ツバメの観察日記BACK NUMBER
若松勉こそがミスタースワローズ。
打率も人望も食事会の幹事も最高だ!
text by
長谷川晶一Shoichi Hasegawa
photograph byKYODO
posted2020/04/16 18:00
現役時代は「小さな大打者」と言われた若松氏。2001年に監督としてヤクルトを日本一に導いた際は胴上げで一回転していた。
ヤクルト史上「歴代ナンバーワン」。
おりしも、節目となる『Number』1000号は「ナンバー1の条件。」の大特集となっているが、ヤクルト史上ナンバーワン選手は若松勉以外に誰がいるというのか?

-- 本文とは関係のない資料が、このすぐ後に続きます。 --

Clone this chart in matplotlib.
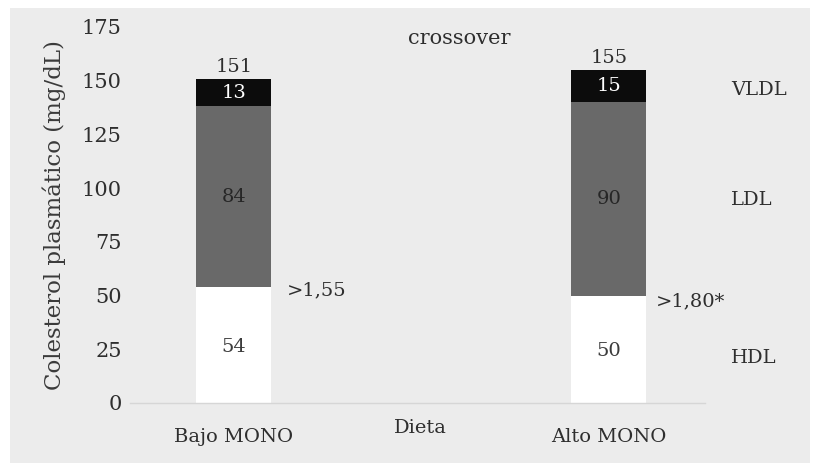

なぜ、若松勉が「ミスタースワローズ」と呼ばれているのか? 彼が背負った背番号「1」が、その後も池山隆寛、岩村明憲、青木宣親、そして現在の山田哲人といったそうそうたるメンバーたちに引き継がれているのか?
答えは簡単だ。若松勉が正真正銘の「ミスタースワローズ」であり、ヤクルト史上「歴代ナンバーワン」だからだ。
そこで、どうして若松勉がナンバーワン選手なのか、改めて「ナンバー1の条件。」を、私見だらけで検証してみることにしたい。
若松勉が「ナンバーワン」である5つの理由。
(1)ミスタースワローズ、背番号「1」の系譜の元祖
プロ2年目となる1972年に若松勉が背番号「1」をつけて以来、前述したようにこの番号を背負った選手は、池山隆寛、岩村明憲、青木宣親、山田哲人というスワローズ史に残る歴代スーパースターが続いている。
ONの背番号「1」や「3」のような「永久欠番」ではなく、「この番号にふさわしい選手が登場したときにだけ与えられる」という「準永久欠番」の始祖こそ、若松勉なのだ。
(2)5000打数以上、NPB歴代2位の高打率
プロ19年間で若松勉が記録した生涯通算打率は.319。
4000打数以上では今も現役の青木宣親(ヤクルト)の.326、レロン・リー(元ロッテ)の.320に次ぐ歴代3位だが、5000打数以上で見ると2位だ。
しかし、青木は若松の教え子なので、若松勉が実質1位と言っても差し支えあるまい。
ちなみにこの.319というのは悪夢の96敗を喫した2017年シーズンのチーム勝率と同率であるのも何かの因縁か?
代打として起用回数300回以上の代打通算打率は.349で歴代1位。代打サヨナラホームランも歴代1位タイの3本。
全盛時は首位打者を2度獲得するなど、打率上位を占め、代打稼業となった現役晩年はここぞのひと振りで勝負を決めた男、それが若松勉なのだ。